__WHAT TO DO__:
Write out each line word for word. Drop pictures.

-- start of RECORDED DATA --

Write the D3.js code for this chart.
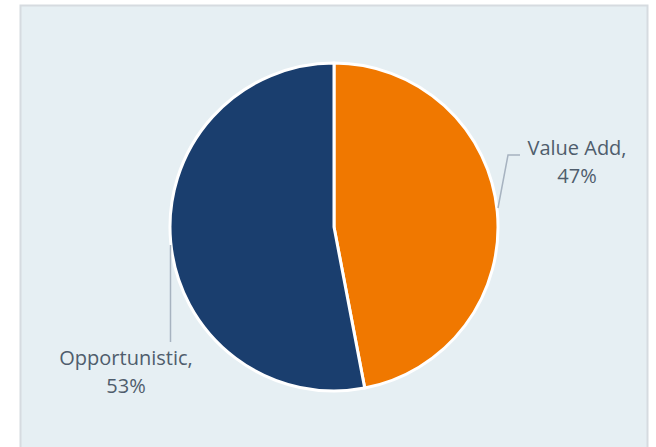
<!DOCTYPE html>
<html>
<head>
<meta charset="utf-8">
<script src="https://cdn.jsdelivr.net/npm/d3@7"></script>
<style>
  html, body { margin: 0; padding: 0; background: #fff; }
  svg { display: block; }
</style>
</head>
<body>
<script>
    const categories = ["Value Add", "Opportunistic"];
    const values = [47, 53];
    const colors = ["#f07800", "#1a3e6e"];

    const width = 656;
    const height = 447;

    const svg = d3.select("body").append("svg")
        .attr("width", width)
        .attr("height", height);

    // panel background
    svg.append("rect")
        .attr("x", 20.5)
        .attr("y", 5.5)
        .attr("width", 627)
        .attr("height", 460)
        .attr("fill", "#e6eff3")
        .attr("stroke", "#d6dbe0")
        .attr("stroke-width", 2);

    const cx = 334, cy = 227, r = 164;

    const pie = d3.pie().sort(null).value(d => d);
    const arcs = pie(values);
    const arc = d3.arc().innerRadius(0).outerRadius(r);

    const g = svg.append("g").attr("transform", `translate(${cx},${cy})`);

    g.selectAll("path")
        .data(arcs)
        .join("path")
        .attr("d", arc)
        .attr("fill", (d, i) => colors[i])
        .attr("stroke", "#fff")
        .attr("stroke-width", 3)
        .attr("stroke-linejoin", "round");

    // leader lines
    const leaders = [
        [[498, 208], [508, 155], [520, 155]],
        [[170.5, 245], [170.5, 342]]
    ];
    svg.append("g")
        .selectAll("path")
        .data(leaders)
        .join("path")
        .attr("d", d3.line())
        .attr("fill", "none")
        .attr("stroke", "#a7b3c0")
        .attr("stroke-width", 1.5);

    const labelPos = [[577, 155], [126, 365]];
    const text = svg.append("g")
        .attr("font-family", "'Open Sans', sans-serif")
        .attr("font-size", 20)
        .attr("fill", "#4f5d6c")
        .attr("text-anchor", "middle");

    categories.forEach((c, i) => {
        const t = text.append("text")
            .attr("x", labelPos[i][0])
            .attr("y", labelPos[i][1]);
        t.append("tspan").attr("x", labelPos[i][0]).text(c + ",");
        t.append("tspan").attr("x", labelPos[i][0]).attr("dy", 28).text(values[i] + "%");
    });
</script>
</body>
</html>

-- end of RECORDED DATA --

__RESPONSE FOR THIS EXERCISE__:
Write the D3.js code for this chart.
<!DOCTYPE html>
<html>
<head>
<meta charset="utf-8">
<script src="https://cdn.jsdelivr.net/npm/d3@7"></script>
<style>
  html, body { margin: 0; padding: 0; background: #fff; }
  svg { display: block; }
</style>
</head>
<body>
<script>
    const categories = ["Value Add", "Opportunistic"];
    const values = [47, 53];
    const colors = ["#f07800", "#1a3e6e"];

    const width = 656;
    const height = 447;

    const svg = d3.select("body").append("svg")
        .attr("width", width)
        .attr("height", height);

    // panel background
    svg.append("rect")
        .attr("x", 20.5)
        .attr("y", 5.5)
        .attr("width", 627)
        .attr("height", 460)
        .attr("fill", "#e6eff3")
        .attr("stroke", "#d6dbe0")
        .attr("stroke-width", 2);

    const cx = 334, cy = 227, r = 164;

    const pie = d3.pie().sort(null).value(d => d);
    const arcs = pie(values);
    const arc = d3.arc().innerRadius(0).outerRadius(r);

    const g = svg.append("g").attr("transform", `translate(${cx},${cy})`);

    g.selectAll("path")
        .data(arcs)
        .join("path")
        .attr("d", arc)
        .attr("fill", (d, i) => colors[i])
        .attr("stroke", "#fff")
        .attr("stroke-width", 3)
        .attr("stroke-linejoin", "round");

    // leader lines
    const leaders = [
        [[498, 208], [508, 155], [520, 155]],
        [[170.5, 245], [170.5, 342]]
    ];
    svg.append("g")
        .selectAll("path")
        .data(leaders)
        .join("path")
        .attr("d", d3.line())
        .attr("fill", "none")
        .attr("stroke", "#a7b3c0")
        .attr("stroke-width", 1.5);

    const labelPos = [[577, 155], [126, 365]];
    const text = svg.append("g")
        .attr("font-family", "'Open Sans', sans-serif")
        .attr("font-size", 20)
        .attr("fill", "#4f5d6c")
        .attr("text-anchor", "middle");

    categories.forEach((c, i) => {
        const t = text.append("text")
            .attr("x", labelPos[i][0])
            .attr("y", labelPos[i][1]);
        t.append("tspan").attr("x", labelPos[i][0]).text(c + ",");
        t.append("tspan").attr("x", labelPos[i][0]).attr("dy", 28).text(values[i] + "%");
    });
</script>
</body>
</html>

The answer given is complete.